ODA files, lot 62 D 225, “US Representative in Trusteeship Council”

Memorandum by the United States Representative on the Trusteeship Council (Sears) to the Director of the Office of Dependent Area Affairs (Gerig)

confidential
  • Subject:
  • Future of French Togoland.

I had lunch today with Messrs. Grunitzky, Brenner and Sousseni, who are probably the three top pro-French African leaders in French Togoland. Mr. Grunitzky is a member of the French Parliament.

In the course of our conversation, the following information I believe represents their joint thinking with respect to the future of French Togoland.

In the first place, they are all delighted that the British Government is ending its trusteeship responsibilities in British Togoland. If a United Nations supervised plebiscite is held in British Togoland next year and the people vote for integration with the Gold Coast, the French Togolanders will immediately press the French Government for much more rapid progress towards self-government.

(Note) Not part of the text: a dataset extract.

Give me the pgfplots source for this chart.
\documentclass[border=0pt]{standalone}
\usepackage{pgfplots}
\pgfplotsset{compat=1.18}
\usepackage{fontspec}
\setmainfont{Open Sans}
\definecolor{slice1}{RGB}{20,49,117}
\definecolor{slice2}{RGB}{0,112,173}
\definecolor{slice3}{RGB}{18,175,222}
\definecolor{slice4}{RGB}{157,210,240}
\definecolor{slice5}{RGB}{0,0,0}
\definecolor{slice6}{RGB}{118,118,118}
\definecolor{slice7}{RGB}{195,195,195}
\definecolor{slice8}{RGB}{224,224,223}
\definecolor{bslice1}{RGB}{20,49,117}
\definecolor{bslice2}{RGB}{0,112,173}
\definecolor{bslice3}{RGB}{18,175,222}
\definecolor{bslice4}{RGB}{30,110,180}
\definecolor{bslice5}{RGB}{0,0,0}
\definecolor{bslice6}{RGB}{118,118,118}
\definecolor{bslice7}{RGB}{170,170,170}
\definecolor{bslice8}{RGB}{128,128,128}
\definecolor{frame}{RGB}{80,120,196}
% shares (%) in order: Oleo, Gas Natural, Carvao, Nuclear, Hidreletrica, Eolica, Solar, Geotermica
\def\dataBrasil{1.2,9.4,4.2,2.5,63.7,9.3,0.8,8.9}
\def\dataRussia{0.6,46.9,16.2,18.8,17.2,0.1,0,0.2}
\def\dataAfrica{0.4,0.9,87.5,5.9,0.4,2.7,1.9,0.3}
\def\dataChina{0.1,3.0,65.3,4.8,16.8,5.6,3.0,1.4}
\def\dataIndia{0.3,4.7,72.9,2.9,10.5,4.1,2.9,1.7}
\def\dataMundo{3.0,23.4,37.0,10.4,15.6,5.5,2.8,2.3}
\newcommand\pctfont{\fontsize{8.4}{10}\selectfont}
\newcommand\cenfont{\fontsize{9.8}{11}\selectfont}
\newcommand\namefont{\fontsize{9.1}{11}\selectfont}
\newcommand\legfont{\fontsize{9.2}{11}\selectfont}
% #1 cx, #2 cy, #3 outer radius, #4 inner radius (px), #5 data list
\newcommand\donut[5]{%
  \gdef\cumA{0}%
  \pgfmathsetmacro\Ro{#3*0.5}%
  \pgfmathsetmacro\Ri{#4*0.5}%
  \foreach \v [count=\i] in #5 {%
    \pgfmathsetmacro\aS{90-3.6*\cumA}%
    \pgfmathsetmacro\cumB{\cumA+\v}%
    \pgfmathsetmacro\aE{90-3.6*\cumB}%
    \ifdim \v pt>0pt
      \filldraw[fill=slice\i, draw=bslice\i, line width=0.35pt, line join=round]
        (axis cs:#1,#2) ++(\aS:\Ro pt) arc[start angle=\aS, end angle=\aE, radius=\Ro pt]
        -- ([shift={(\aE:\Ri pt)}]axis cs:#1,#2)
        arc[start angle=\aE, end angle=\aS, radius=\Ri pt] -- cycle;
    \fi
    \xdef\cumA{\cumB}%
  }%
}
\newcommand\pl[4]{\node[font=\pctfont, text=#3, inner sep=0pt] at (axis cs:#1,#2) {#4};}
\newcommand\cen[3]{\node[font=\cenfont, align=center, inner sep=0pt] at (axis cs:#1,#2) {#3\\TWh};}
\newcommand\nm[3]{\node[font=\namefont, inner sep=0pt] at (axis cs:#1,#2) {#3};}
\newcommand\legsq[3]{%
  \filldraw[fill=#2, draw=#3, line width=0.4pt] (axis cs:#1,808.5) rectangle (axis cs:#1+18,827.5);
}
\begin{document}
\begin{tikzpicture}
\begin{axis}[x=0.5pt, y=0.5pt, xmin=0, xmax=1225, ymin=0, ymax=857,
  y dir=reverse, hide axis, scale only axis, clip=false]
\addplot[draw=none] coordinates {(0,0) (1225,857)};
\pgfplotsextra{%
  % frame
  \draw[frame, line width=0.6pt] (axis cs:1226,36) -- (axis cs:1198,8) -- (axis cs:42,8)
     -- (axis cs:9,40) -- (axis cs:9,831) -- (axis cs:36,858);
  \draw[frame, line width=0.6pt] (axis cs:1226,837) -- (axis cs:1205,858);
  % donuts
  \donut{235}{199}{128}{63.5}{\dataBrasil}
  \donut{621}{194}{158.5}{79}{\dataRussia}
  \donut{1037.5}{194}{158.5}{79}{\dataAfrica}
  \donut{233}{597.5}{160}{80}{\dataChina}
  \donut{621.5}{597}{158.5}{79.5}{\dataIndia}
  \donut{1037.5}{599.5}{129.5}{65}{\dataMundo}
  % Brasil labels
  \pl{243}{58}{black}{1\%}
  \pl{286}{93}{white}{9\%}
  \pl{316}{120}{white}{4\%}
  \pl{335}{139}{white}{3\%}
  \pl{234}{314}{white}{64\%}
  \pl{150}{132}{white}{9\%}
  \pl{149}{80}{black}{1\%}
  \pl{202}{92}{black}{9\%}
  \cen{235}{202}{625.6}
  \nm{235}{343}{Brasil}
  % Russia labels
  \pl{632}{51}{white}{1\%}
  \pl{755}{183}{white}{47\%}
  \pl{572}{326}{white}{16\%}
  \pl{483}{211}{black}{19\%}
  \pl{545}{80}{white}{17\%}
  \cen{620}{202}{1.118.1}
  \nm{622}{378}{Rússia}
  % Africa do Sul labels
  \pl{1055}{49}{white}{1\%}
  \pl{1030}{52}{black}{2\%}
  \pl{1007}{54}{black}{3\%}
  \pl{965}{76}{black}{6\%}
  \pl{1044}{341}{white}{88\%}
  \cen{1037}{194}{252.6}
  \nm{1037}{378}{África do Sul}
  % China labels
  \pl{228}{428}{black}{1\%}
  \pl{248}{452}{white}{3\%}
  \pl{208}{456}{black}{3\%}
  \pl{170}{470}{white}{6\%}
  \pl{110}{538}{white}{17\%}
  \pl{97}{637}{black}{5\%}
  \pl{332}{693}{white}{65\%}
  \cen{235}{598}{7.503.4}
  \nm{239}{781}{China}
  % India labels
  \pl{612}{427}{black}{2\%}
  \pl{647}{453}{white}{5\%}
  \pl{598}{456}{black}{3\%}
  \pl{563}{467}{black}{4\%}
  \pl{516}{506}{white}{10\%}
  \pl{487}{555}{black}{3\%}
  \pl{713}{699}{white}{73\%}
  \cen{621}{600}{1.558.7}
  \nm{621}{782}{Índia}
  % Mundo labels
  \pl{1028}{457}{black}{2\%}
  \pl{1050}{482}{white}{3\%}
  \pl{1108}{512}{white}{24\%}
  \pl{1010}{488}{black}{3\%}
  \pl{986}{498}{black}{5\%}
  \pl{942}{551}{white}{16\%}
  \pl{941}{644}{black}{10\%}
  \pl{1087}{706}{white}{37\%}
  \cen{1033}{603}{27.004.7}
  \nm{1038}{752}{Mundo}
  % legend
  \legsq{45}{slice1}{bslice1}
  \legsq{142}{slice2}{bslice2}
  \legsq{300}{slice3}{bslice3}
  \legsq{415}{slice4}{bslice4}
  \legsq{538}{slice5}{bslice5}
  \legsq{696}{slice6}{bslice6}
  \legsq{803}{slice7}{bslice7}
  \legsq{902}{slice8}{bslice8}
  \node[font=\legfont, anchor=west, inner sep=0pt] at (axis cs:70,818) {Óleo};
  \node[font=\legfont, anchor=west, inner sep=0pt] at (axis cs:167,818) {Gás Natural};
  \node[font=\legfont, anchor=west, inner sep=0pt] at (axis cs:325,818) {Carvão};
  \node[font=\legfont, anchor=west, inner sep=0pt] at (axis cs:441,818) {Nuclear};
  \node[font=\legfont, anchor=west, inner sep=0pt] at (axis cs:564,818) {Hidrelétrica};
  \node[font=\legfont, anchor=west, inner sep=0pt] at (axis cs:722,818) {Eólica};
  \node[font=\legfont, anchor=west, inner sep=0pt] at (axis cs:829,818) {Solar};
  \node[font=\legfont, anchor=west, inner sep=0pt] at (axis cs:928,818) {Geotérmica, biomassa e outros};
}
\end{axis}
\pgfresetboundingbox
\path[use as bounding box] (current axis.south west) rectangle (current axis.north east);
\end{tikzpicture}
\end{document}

According to Mr. Brenner, if the French authorities did not restrain the Togolanders, he believed Togoland could be ready for self-government in five years. None of them wanted to join the Gold Coast or fall under the political control of Prime Minister Nkrumah and his Convention People’s Party. On the other hand, if the French were too slow in promoting the people toward self-government, they said that the issue of liberty would enter into the picture and that in that case there would be strong agitation to leave France and join the Gold Coast.

[Page 1426]

They said that the whole political face of French Togoland had changed for the better since the election of Prime Minister Mendès-France. They also said that the political lift which the forthcoming independence of the Gold Coast would give to all of West Africa would not be confined to trust territories but would include Dahomey, the Ivory Coast and all other French areas. They asked what was the difference between a trust territory and a colony, inasmuch as, to use their expression—“black men were involved in both places”. They expressed satisfaction that Governor Pignon was about to become the Chief Political Officer in the French Colonial Office. They seemed to believe, as I do, that he is a very understanding and forward-looking man.

After talking with these three very moderate African leaders, I conclude that the impact of Gold Coast independence will have a very profound effect almost immediately throughout West Africa and that it may easily bring about some basic changes in the structure of the French Union, probably bringing it nearer to the theory of the British Commonwealth.